Читать «Неувядаемый цвет. Книга воспоминаний. Том 1» онлайн - страница 67

Николай Михайлович Любимов

Надежда Васильевна была наделена даром лектора. Ей бы надо было преподавать в высшей школе. Но у нас в классе подобрались ребята начитанные, развитые, и мы слушали Надежду Васильевну «носом и ушами» и успевали записывать самое главное. А чтобы история представала перед нами вживе, мы обращались к художественной литературе. Доходим до Юлия Цезаря – Надежда Васильевна предлагает нам прочесть трагедию Шекспира. Юлий Цезарь, Брут, Марк Антоний, Кассий, римская толпа, водоворот страстей, столкновение характеров, воль и умов – все это мы видели теперь как бы воочию. Доходим до Юлиана-отступника – Надежда Васильевна советует нам прочесть дилогию Ибсена «Кесарь и Галилеянин». Надежда Васильевна открыла нам доступ к своей библиотеке, кое-что мы выуживали из школьной и Центральной библиотек. Но вот «Спартак» Джованьоли в пересказе для школьников оказался в единственном экземпляре. Всю книгу Надежда Васильевна с пояснениями трудных мест прочла нам во внеурочное время.

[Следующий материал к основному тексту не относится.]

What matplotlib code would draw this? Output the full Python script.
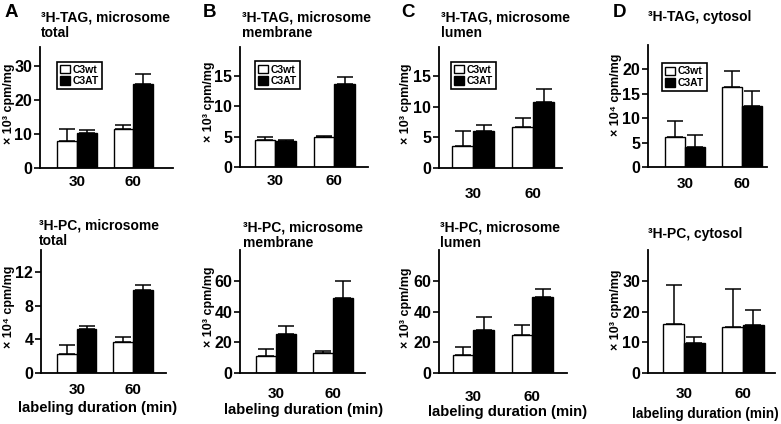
import matplotlib
matplotlib.use("Agg")
import matplotlib.pyplot as plt
from matplotlib.patches import Patch

plt.rcParams['font.family'] = ['Liberation Sans', 'DejaVu Sans']
plt.rcParams['font.weight'] = 'bold'
narrow = ['Liberation Sans Narrow', 'Liberation Sans', 'DejaVu Sans']

W, H = 781, 424

# labeling duration (min)
groups = ["30", "60"]

# top row: 3H-TAG
tag_total_wt = [7.8, 11.5]
tag_total_wt_err = [3.7, 1.2]
tag_total_at = [10.3, 24.8]
tag_total_at_err = [0.8, 2.8]

tag_mem_wt = [4.4, 4.85]
tag_mem_wt_err = [0.5, 0.2]
tag_mem_at = [4.2, 13.7]
tag_mem_at_err = [0.3, 1.1]

tag_lum_wt = [3.6, 6.75]
tag_lum_wt_err = [2.5, 1.45]
tag_lum_at = [6.1, 10.8]
tag_lum_at_err = [0.9, 2.1]

tag_cyt_wt = [6.2, 16.3]
tag_cyt_wt_err = [3.3, 3.3]
tag_cyt_at = [4.2, 12.6]
tag_cyt_at_err = [2.4, 3.0]

# bottom row: 3H-PC
pc_total_wt = [2.3, 3.65]
pc_total_wt_err = [1.05, 0.65]
pc_total_at = [5.2, 9.85]
pc_total_at_err = [0.4, 0.55]

pc_mem_wt = [10.9, 13.1]
pc_mem_wt_err = [4.4, 1.1]
pc_mem_at = [25.4, 48.8]
pc_mem_at_err = [5.2, 10.9]

pc_lum_wt = [11.6, 24.5]
pc_lum_wt_err = [5.5, 6.8]
pc_lum_at = [28.0, 49.7]
pc_lum_at_err = [8.1, 5.0]

pc_cyt_wt = [15.9, 14.8]
pc_cyt_wt_err = [12.7, 12.5]
pc_cyt_at = [9.6, 15.7]
pc_cyt_at_err = [2.0, 4.8]

ylab3 = "× 10³ cpm/mg"
ylab4 = "× 10⁴ cpm/mg"

# (data, title, ylabel, yticks, ymax, axes px rect, xlim, title px, tick pad, legend anchor, ylabel px)
panels = [
    ((tag_total_wt, tag_total_wt_err, tag_total_at, tag_total_at_err),
     "³H-TAG, microsome\ntotal", ylab3, [0, 10, 20, 30], 35.6,
     (40, 47, 173, 168), (-0.66, 1.71), (41, 10), 5, (0.13, 0.88), (9, 104)),
    ((tag_mem_wt, tag_mem_wt_err, tag_mem_at, tag_mem_at_err),
     "³H-TAG, microsome\nmembrane", ylab3, [0, 5, 10, 15], 19.7,
     (240, 47, 368, 167), (-0.60, 1.57), (242, 10), 5, (0.12, 0.88), (209, 102)),
    ((tag_lum_wt, tag_lum_wt_err, tag_lum_at, tag_lum_at_err),
     "³H-TAG, microsome\nlumen", ylab3, [0, 5, 10, 15], 19.7,
     (439, 47, 562, 168), (-0.57, 1.48), (441, 10), 14, (0.10, 0.88), (406, 104)),
    ((tag_cyt_wt, tag_cyt_wt_err, tag_cyt_at, tag_cyt_at_err),
     "³H-TAG, cytosol", ylab4, [0, 5, 10, 15, 20], 25.0,
     (648, 45, 767, 167), (-0.65, 1.44), (648, 10), 7, (0.12, 0.85), (616, 95)),
    ((pc_total_wt, pc_total_wt_err, pc_total_at, pc_total_at_err),
     "³H-PC, microsome\ntotal", ylab4, [0, 4, 8, 12], 14.6,
     (41, 250, 166, 373), (-0.64, 1.59), (39, 218), 7, None, (9, 307)),
    ((pc_mem_wt, pc_mem_wt_err, pc_mem_at, pc_mem_at_err),
     "³H-PC, microsome\nmembrane", ylab3, [0, 20, 40, 60], 80,
     (240, 250, 365, 373), (-0.63, 1.56), (243, 220), 10, None, (209, 307)),
    ((pc_lum_wt, pc_lum_wt_err, pc_lum_at, pc_lum_at_err),
     "³H-PC, microsome\nlumen", ylab3, [0, 20, 40, 60], 80,
     (439, 250, 567, 373), (-0.58, 1.59), (440, 220), 12, None, (406, 308)),
    ((pc_cyt_wt, pc_cyt_wt_err, pc_cyt_at, pc_cyt_at_err),
     "³H-PC, cytosol", ylab3, [0, 10, 20, 30], 40,
     (648, 250, 775, 373), (-0.61, 1.54), (648, 227), 10, None, (616, 310)),
]

letters = [("A", 5, 4), ("B", 203, 4), ("C", 401, 4), ("D", 613, 4)]
xlabel_pos = [(98, 412, 10.7), (304, 414, 10.7), (508, 416, 10.7), (705, 418, 9.8)]

fig = plt.figure(figsize=(W / 100, H / 100), dpi=100)

bw = 0.35
for i, (data, title, ylab, yt, ymax, rect, xlim, tpos, tpad, leg, ypos) in enumerate(panels):
    wt, wt_err, at, at_err = data
    x0, y0, x1, y1 = rect
    ax = fig.add_axes([x0 / W, 1 - y1 / H, (x1 - x0) / W, (y1 - y0) / H])
    xs = range(len(groups))
    xw = [x - bw / 2 for x in xs]
    xa = [x + bw / 2 for x in xs]
    ax.errorbar(xw, wt, yerr=[[0] * len(wt), wt_err], fmt='none', ecolor='black',
                elinewidth=1.1, capsize=6, capthick=1.1, zorder=1)
    ax.errorbar(xa, at, yerr=[[0] * len(at), at_err], fmt='none', ecolor='black',
                elinewidth=1.1, capsize=6, capthick=1.1, zorder=1)
    ax.bar(xw, wt, bw, color='white', edgecolor='black', linewidth=1.0, zorder=2)
    ax.bar(xa, at, bw, color='black', edgecolor='black', linewidth=1.0, zorder=2)
    ax.set_xlim(*xlim)
    ax.set_ylim(0, ymax)
    ax.set_xticks(list(xs))
    ax.set_xticklabels(groups)
    ax.set_yticks(yt)
    for s in ['top', 'right']:
        ax.spines[s].set_visible(False)
    for s in ['left', 'bottom']:
        ax.spines[s].set_linewidth(1.3)
    ax.tick_params(axis='x', length=0, pad=tpad, labelsize=11)
    ax.tick_params(axis='y', length=4, width=1.2, pad=1.5, labelsize=11.5)
    for lab in ax.get_xticklabels():
        lab.set_fontweight('bold')
    for lab in ax.get_yticklabels():
        lab.set_fontweight('bold')
        lab.set_family(narrow)
    fig.text(ypos[0] / W, 1 - ypos[1] / H, ylab, fontsize=9, fontweight='bold',
             rotation=90, ha='center', va='center')
    fig.text(tpos[0] / W, 1 - tpos[1] / H, title, fontsize=10, fontweight='bold',
             ha='left', va='top', linespacing=1.15)
    if leg is not None:
        handles = [Patch(facecolor='white', edgecolor='black', linewidth=1.0, label='C3wt'),
                   Patch(facecolor='black', edgecolor='black', linewidth=1.0, label='C3AT')]
        lg = ax.legend(handles=handles, loc='upper left', bbox_to_anchor=leg,
                       borderaxespad=0, fancybox=False, framealpha=1,
                       edgecolor='black', handlelength=0.9,
                       handleheight=0.9, handletextpad=0.3, borderpad=0.3,
                       labelspacing=0.15, prop={'weight': 'bold', 'size': 7.5})
        lg.get_frame().set_linewidth(1.2)
    else:
        lx, ly, fs = xlabel_pos[i - 4]
        fig.text(lx / W, 1 - ly / H, "labeling duration (min)",
                 fontsize=fs, fontweight='bold', ha='center', va='baseline')

for letter, lx, ly in letters:
    fig.text(lx / W, 1 - ly / H, letter, fontsize=13.5, fontweight='bold',
             ha='left', va='top')

fig.savefig("out.png", dpi=100)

Уроков истории нам не хватало. Мы тратили перемену на то, чтобы проводить Надежду Васильевну до другого школьного здания и дорогой как можно больше у нее выспросить. Но эта страница нашей школьной жизни неожиданно быстро перевернулась.

В шестом классе Надежда Васильевна уже познакомила нас с программой, и вдруг новость: история отменяется; вместо нее мы будем проходить «обществоведение», или, как потом стали называть его ребята, «обще́ство», «общество́». Преподавать новый предмет будет приехавший из Калуги питомец Советскопартийной школы («Совпартшколы»), которая горками блинов напекала преподавателей «общественно-политических дисциплин».

Обществоведы у нас почему-то долго не задерживались. Познания их не отличались ни широтой, ни глубиной. Один из них, Семен Алексеевич Стрельцов, корчил из себя оратора и любил для пущей вескости скандировать слова.

– Вот это и есть, товарищи, финансовый ко-пе-тал – заключил он свою тираду.

Итог этой реформы оказался для нас плачевен. Нам преподнесли винегрет из экономики нашего уезда (мы ходили по базарам и ярмаркам и для чего-то записывали цены на товары), политической экономии, обрывков из русской истории, которую нам показывали в кривом зеркале «Рурской истории в самом сжатом очерке» Покровского, истории революционного движения на Западе, истории революционного движения в России (начиная с декабристов) и истории Всесоюзной коммунистической партии, кончая разгромом троцкистов.

Я еще в «первоступенском» возрасте прочел несколько учебников русской истории. Я читал «Тараса Бульбу», «Бориса Годунова», драматическую трилогию Ал. Конст. Толстого, его роман «Князь Серебряный» и его исторические баллады, «Юрия Милославского», «Арапа Петра Великого», «Полтаву», «Капитанскую дочку», позднее – «Войну и мир» – это вводило меня в мир образов и событий отечественной истории. И потом я всю жизнь восполнял пробелы. А моих товарищей можно было разбудить в первосонье, и они без запинки ответили бы, кто входил в группу «Освобождение труда» (состав этой группы мы особенно хорошо знали, потому что облегчали себе процесс затверживанья: мы заучивали фамилии в таком порядке, что первые буквы фамилий освободителей труда составляли нецензурное слово), но вот о Смутном времени они имели представление самое смутное. Киевскую Русь вообще никак себе не представляли, а некоторые выходили из школы с твердым убеждением, что крепостное право отменила Октябрьская революция. История России притягивала и притягивает меня к себе и сейчас, история Востока и Запада любознательности во мне не будила, и в этой отрасли я по милости Наркомпроса так и остался недоучкой.